■ Task to complete
Only lines with the word "this" are needed; collect each of them from the listing below.

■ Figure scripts
----------

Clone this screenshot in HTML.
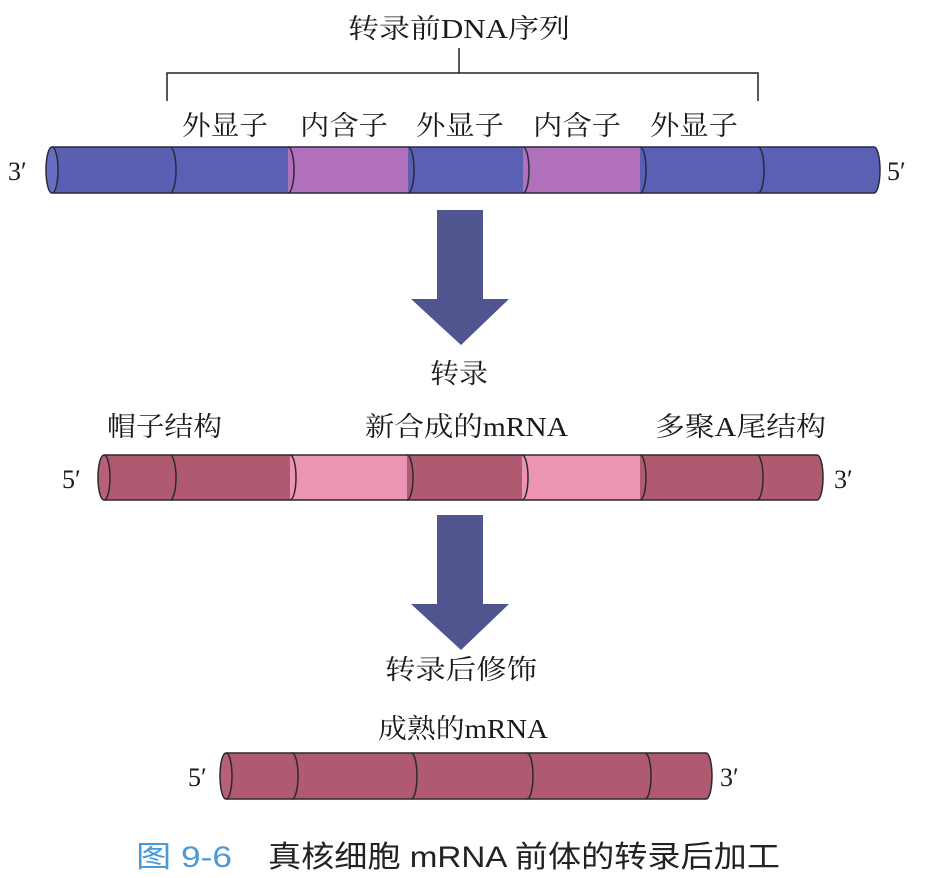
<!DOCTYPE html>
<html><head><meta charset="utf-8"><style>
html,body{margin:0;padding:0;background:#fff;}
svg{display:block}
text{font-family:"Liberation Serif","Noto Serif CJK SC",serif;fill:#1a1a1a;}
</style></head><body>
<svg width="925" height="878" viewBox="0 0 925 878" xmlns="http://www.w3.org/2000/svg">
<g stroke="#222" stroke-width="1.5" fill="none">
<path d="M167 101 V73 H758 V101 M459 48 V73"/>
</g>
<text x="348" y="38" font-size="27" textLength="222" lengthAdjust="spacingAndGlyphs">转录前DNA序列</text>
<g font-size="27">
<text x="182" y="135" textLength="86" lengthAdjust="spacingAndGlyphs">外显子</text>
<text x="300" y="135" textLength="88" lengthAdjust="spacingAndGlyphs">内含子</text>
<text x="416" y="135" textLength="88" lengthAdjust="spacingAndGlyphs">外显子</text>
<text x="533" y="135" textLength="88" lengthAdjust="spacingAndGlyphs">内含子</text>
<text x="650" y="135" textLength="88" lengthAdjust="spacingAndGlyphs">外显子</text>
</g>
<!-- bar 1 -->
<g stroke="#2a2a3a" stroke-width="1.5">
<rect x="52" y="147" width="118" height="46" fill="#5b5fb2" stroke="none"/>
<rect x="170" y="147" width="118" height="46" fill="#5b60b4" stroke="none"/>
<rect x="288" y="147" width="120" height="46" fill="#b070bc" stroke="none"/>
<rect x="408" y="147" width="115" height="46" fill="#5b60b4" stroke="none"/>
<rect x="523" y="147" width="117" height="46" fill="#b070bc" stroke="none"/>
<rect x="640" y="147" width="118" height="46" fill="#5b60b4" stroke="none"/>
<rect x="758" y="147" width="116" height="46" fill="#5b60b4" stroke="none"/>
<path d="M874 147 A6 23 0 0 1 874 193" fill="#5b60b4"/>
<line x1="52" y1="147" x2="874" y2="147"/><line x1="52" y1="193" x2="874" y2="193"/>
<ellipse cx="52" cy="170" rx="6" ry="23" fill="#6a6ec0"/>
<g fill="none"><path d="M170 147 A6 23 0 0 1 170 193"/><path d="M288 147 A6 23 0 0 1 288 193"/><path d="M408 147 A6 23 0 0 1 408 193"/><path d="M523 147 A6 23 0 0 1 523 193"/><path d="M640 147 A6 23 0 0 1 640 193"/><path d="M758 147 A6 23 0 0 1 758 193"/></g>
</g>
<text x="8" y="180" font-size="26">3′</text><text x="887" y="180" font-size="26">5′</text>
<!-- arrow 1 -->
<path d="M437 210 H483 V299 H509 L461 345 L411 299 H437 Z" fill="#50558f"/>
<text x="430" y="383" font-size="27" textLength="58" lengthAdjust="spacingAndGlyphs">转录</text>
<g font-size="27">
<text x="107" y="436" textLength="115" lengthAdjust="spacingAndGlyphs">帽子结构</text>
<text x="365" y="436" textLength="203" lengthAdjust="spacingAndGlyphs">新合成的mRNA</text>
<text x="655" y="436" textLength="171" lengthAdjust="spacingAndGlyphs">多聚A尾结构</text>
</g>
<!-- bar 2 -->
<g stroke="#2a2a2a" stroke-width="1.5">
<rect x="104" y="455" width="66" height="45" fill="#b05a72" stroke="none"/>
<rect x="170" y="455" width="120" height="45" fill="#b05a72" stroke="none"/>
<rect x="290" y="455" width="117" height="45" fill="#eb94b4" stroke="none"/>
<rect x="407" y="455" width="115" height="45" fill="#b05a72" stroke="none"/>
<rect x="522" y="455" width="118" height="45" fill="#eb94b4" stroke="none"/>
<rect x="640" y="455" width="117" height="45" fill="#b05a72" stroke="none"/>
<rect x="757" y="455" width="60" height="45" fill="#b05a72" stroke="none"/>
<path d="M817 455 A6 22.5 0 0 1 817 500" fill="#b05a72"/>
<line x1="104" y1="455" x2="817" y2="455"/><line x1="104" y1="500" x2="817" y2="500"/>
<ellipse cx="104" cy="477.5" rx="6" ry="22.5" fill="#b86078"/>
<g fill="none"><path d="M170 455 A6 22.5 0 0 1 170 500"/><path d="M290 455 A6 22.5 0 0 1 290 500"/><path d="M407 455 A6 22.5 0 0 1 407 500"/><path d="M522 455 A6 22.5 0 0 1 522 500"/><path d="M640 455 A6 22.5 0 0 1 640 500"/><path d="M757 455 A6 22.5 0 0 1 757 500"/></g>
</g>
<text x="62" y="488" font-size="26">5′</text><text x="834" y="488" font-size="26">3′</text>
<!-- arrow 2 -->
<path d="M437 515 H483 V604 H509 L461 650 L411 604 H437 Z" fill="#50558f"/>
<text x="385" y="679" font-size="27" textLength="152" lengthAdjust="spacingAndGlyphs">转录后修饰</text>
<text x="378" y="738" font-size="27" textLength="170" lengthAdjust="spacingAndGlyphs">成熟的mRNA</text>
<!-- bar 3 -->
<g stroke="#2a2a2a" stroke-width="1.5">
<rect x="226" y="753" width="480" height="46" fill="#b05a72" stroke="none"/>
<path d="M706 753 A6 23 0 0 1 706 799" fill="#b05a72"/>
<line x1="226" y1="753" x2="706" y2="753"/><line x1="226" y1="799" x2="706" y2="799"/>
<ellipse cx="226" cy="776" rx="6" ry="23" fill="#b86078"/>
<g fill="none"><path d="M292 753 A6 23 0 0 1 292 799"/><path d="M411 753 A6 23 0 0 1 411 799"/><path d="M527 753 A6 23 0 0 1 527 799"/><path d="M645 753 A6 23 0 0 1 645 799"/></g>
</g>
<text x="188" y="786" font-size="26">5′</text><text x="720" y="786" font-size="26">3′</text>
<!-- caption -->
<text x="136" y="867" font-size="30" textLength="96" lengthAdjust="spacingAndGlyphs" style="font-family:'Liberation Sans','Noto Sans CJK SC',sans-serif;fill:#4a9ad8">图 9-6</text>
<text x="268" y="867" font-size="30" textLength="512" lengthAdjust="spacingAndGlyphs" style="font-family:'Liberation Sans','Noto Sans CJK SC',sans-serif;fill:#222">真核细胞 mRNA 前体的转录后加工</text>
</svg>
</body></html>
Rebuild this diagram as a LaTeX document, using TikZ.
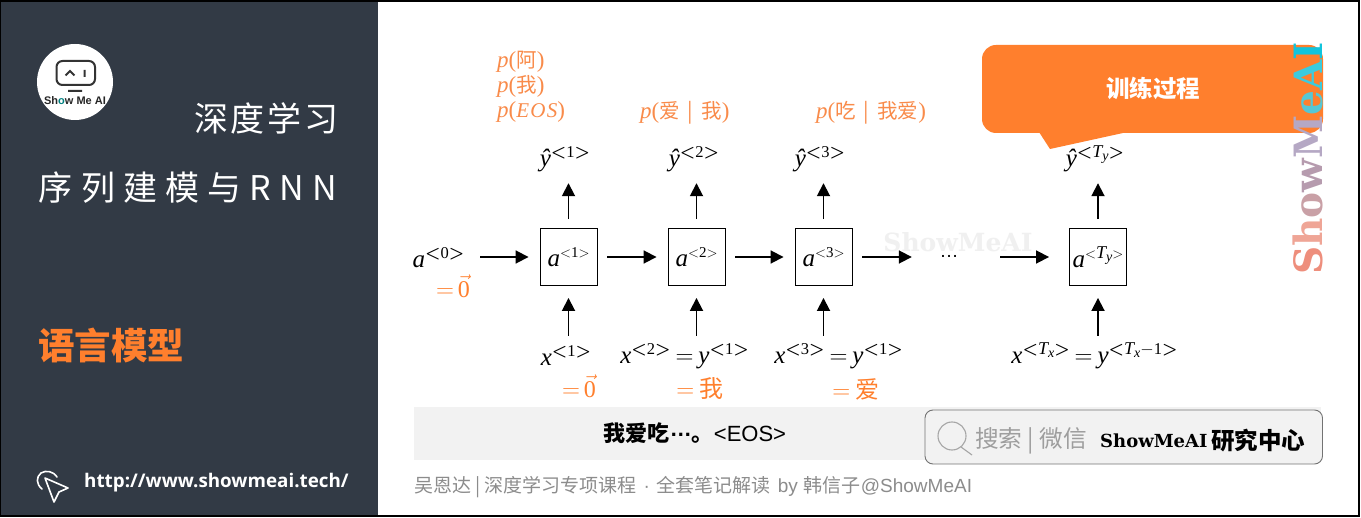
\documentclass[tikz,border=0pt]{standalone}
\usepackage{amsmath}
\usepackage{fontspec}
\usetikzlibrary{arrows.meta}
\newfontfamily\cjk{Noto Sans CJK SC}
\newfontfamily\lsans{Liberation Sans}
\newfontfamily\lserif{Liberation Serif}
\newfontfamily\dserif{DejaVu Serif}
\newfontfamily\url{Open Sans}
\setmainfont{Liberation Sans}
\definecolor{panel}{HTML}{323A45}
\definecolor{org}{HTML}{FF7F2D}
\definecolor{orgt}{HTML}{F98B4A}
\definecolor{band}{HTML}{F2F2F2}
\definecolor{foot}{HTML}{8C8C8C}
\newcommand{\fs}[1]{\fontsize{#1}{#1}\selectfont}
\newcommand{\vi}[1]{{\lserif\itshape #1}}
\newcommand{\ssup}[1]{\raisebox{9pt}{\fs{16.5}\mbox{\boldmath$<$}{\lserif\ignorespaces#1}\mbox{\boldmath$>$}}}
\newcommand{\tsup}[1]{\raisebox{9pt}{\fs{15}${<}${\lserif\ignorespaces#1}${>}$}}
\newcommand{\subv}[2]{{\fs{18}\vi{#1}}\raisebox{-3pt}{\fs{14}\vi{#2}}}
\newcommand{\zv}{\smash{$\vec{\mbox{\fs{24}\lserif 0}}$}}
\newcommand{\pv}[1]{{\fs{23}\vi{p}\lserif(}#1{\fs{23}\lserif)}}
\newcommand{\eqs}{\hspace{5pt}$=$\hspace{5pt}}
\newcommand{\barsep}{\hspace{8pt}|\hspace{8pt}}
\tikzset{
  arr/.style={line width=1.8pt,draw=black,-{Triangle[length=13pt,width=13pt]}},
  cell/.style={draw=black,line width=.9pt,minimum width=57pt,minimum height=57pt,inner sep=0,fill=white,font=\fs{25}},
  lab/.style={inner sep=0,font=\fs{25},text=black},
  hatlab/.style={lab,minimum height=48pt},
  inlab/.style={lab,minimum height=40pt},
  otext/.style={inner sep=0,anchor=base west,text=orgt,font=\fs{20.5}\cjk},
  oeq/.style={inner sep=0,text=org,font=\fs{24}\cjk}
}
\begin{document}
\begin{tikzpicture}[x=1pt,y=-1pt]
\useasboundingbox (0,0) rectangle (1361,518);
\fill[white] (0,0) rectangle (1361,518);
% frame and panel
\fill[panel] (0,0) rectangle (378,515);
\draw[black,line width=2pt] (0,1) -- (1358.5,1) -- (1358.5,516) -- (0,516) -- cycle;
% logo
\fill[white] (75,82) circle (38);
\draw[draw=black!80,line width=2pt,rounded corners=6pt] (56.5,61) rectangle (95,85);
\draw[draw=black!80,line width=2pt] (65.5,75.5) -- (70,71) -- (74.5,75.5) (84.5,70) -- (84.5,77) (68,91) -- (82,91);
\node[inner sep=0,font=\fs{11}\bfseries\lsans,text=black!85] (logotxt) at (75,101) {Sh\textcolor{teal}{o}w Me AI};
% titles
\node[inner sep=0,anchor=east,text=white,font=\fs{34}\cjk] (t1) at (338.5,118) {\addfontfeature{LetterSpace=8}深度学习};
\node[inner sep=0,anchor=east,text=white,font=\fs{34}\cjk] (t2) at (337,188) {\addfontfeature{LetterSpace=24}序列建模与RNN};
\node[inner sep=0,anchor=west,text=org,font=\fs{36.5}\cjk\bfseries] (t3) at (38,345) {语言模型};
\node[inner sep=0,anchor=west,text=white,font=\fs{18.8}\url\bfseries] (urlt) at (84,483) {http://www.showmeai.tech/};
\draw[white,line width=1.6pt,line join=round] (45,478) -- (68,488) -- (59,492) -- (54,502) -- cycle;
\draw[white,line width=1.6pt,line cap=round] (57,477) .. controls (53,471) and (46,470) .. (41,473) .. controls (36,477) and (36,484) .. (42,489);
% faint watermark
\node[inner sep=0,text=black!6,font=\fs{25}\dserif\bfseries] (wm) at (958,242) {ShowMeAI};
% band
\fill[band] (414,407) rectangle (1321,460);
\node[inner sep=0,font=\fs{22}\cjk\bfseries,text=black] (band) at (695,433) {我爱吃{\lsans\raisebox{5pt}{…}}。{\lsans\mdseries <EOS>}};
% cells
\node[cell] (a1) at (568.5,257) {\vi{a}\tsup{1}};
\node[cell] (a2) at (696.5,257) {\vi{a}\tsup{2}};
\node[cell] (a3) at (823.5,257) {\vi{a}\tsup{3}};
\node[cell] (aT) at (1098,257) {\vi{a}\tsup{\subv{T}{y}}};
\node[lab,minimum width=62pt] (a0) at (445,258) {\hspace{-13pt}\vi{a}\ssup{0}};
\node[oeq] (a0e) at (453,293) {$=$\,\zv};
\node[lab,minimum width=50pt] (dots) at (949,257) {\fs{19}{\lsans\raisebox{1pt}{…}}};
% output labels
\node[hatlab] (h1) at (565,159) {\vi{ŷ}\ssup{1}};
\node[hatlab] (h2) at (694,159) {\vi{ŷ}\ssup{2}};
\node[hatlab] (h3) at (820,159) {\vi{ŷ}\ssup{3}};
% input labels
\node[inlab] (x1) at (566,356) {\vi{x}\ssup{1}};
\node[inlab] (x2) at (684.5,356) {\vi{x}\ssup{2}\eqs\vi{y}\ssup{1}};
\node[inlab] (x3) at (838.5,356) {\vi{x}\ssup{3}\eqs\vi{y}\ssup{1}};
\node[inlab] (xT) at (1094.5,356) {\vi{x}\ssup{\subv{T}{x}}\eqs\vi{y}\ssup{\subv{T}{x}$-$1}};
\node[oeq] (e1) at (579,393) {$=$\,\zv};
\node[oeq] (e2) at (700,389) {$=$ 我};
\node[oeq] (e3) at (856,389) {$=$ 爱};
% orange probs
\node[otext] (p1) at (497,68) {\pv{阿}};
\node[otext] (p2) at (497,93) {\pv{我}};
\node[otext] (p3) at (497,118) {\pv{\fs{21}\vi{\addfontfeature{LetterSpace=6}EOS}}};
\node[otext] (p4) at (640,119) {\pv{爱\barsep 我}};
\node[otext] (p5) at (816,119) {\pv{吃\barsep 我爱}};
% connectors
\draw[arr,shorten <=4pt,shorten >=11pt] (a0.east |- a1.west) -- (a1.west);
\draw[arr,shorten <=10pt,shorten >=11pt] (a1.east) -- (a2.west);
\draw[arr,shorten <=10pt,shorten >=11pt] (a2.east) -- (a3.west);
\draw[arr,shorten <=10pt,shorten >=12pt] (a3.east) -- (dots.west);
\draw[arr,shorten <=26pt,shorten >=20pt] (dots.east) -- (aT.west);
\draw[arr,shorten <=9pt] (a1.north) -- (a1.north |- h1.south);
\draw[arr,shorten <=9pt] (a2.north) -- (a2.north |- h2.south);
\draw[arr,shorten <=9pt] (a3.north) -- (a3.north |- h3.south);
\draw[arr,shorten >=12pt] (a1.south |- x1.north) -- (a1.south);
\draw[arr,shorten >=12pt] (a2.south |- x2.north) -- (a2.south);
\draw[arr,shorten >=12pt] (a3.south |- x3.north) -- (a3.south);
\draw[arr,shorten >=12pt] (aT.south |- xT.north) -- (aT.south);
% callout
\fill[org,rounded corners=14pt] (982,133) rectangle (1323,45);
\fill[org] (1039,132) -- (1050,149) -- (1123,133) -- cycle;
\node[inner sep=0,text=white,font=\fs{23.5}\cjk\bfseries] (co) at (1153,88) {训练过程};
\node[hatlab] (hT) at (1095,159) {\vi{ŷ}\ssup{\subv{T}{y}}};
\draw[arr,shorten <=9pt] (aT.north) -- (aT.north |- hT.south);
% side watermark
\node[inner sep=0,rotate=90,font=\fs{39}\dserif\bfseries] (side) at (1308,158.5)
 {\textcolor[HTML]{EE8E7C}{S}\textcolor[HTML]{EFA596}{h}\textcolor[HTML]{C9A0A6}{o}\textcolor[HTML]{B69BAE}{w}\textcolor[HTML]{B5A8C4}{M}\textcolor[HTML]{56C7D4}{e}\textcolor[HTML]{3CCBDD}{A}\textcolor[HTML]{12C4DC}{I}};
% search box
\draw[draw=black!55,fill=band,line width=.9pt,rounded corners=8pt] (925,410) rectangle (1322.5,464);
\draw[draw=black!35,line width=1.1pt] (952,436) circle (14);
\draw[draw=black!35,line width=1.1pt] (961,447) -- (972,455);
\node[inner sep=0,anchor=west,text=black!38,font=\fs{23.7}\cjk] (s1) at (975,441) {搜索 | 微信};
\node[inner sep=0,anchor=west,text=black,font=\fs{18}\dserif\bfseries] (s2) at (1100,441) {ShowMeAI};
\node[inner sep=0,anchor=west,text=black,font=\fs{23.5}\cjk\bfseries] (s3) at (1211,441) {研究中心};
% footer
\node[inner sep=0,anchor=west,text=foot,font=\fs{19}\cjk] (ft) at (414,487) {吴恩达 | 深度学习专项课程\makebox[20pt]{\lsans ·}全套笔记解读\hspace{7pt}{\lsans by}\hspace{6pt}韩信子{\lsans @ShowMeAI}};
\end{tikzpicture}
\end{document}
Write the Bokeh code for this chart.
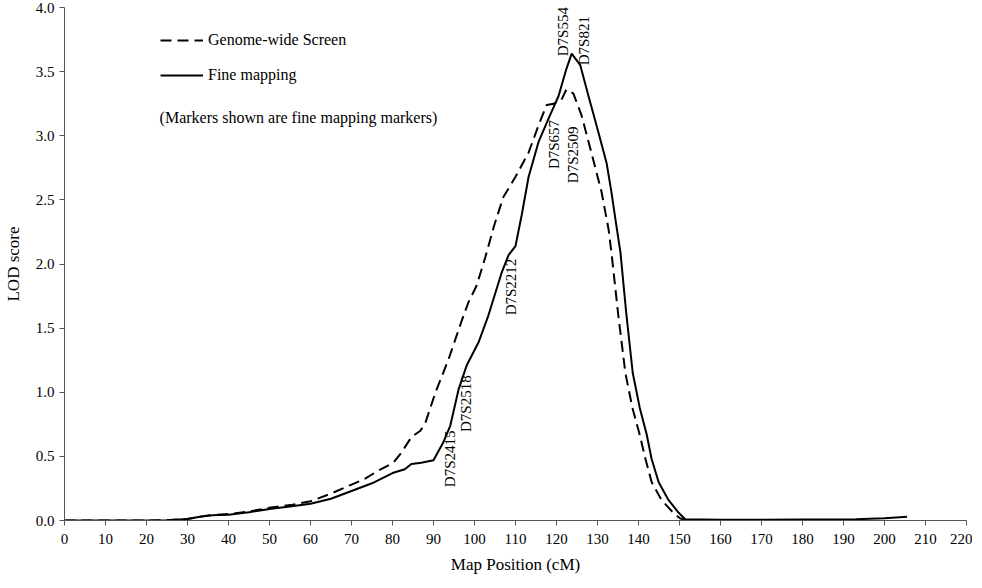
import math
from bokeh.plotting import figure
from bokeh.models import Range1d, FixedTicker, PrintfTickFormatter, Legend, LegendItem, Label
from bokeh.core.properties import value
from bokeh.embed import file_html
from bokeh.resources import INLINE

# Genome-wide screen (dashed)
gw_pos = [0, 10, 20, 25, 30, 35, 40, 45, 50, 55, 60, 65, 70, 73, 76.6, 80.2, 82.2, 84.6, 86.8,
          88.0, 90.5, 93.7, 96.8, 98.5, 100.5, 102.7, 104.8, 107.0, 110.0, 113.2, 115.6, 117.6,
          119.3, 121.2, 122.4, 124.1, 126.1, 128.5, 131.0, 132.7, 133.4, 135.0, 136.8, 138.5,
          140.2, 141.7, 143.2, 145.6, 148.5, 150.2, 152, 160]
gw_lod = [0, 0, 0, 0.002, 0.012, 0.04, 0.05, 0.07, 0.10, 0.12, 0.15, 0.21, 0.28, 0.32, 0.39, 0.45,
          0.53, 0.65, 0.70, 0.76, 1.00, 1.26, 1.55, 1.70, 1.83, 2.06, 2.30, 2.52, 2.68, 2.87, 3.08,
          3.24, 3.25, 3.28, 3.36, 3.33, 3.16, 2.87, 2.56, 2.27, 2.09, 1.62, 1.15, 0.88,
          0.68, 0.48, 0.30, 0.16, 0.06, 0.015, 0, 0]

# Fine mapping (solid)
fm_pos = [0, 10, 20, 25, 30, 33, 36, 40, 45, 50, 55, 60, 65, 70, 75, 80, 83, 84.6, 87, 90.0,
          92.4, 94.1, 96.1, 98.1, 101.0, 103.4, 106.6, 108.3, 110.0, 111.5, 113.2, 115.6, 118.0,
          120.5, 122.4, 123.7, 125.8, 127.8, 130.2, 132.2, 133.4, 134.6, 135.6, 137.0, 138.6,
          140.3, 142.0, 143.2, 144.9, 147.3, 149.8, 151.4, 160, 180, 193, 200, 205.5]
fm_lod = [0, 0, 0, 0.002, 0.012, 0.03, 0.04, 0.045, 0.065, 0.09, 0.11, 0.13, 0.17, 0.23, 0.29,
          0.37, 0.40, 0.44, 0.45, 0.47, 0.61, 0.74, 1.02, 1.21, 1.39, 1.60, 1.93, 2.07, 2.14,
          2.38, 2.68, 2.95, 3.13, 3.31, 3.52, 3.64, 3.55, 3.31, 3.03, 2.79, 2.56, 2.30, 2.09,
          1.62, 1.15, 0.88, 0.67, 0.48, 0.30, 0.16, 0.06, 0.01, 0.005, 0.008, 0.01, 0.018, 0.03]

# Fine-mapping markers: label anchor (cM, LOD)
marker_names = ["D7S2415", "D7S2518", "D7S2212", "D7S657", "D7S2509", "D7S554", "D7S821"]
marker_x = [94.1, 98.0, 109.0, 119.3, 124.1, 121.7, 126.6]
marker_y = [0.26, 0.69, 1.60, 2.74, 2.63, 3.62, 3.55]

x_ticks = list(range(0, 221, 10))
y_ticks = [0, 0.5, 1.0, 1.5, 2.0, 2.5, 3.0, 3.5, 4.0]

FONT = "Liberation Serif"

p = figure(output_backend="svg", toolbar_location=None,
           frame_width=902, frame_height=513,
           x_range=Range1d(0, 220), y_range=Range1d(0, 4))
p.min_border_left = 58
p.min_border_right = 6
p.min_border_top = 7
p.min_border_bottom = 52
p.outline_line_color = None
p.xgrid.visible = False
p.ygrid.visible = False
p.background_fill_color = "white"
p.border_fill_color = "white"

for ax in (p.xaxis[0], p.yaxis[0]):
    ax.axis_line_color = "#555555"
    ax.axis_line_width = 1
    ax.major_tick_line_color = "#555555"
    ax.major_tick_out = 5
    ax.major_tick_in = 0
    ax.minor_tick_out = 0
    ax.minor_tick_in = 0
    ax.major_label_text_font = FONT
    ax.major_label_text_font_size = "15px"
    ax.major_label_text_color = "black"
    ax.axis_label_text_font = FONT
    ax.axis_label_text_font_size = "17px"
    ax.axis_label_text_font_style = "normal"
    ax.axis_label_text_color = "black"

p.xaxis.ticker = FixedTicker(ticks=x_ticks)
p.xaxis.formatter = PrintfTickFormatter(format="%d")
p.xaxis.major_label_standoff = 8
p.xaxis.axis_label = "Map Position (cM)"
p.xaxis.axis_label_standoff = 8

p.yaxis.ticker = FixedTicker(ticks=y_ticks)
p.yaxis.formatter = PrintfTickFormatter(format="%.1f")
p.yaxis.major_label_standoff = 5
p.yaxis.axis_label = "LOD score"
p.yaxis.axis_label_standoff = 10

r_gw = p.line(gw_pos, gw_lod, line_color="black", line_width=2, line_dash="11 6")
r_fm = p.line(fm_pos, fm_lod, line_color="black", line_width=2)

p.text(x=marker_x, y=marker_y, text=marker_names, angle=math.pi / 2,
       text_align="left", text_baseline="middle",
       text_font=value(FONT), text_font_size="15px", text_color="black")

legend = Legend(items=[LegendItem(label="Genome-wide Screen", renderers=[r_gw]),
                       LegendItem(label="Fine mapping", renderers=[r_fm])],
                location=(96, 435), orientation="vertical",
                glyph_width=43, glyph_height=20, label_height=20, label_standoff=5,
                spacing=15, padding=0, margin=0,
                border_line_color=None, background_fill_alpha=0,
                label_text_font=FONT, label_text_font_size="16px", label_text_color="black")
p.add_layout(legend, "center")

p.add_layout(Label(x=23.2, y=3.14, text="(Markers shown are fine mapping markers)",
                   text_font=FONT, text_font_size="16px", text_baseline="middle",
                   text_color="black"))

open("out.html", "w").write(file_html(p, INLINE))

----------

■ Exercise response
Clone this screenshot in HTML.
Rebuild this diagram as a LaTeX document, using TikZ.
Write the Bokeh code for this chart.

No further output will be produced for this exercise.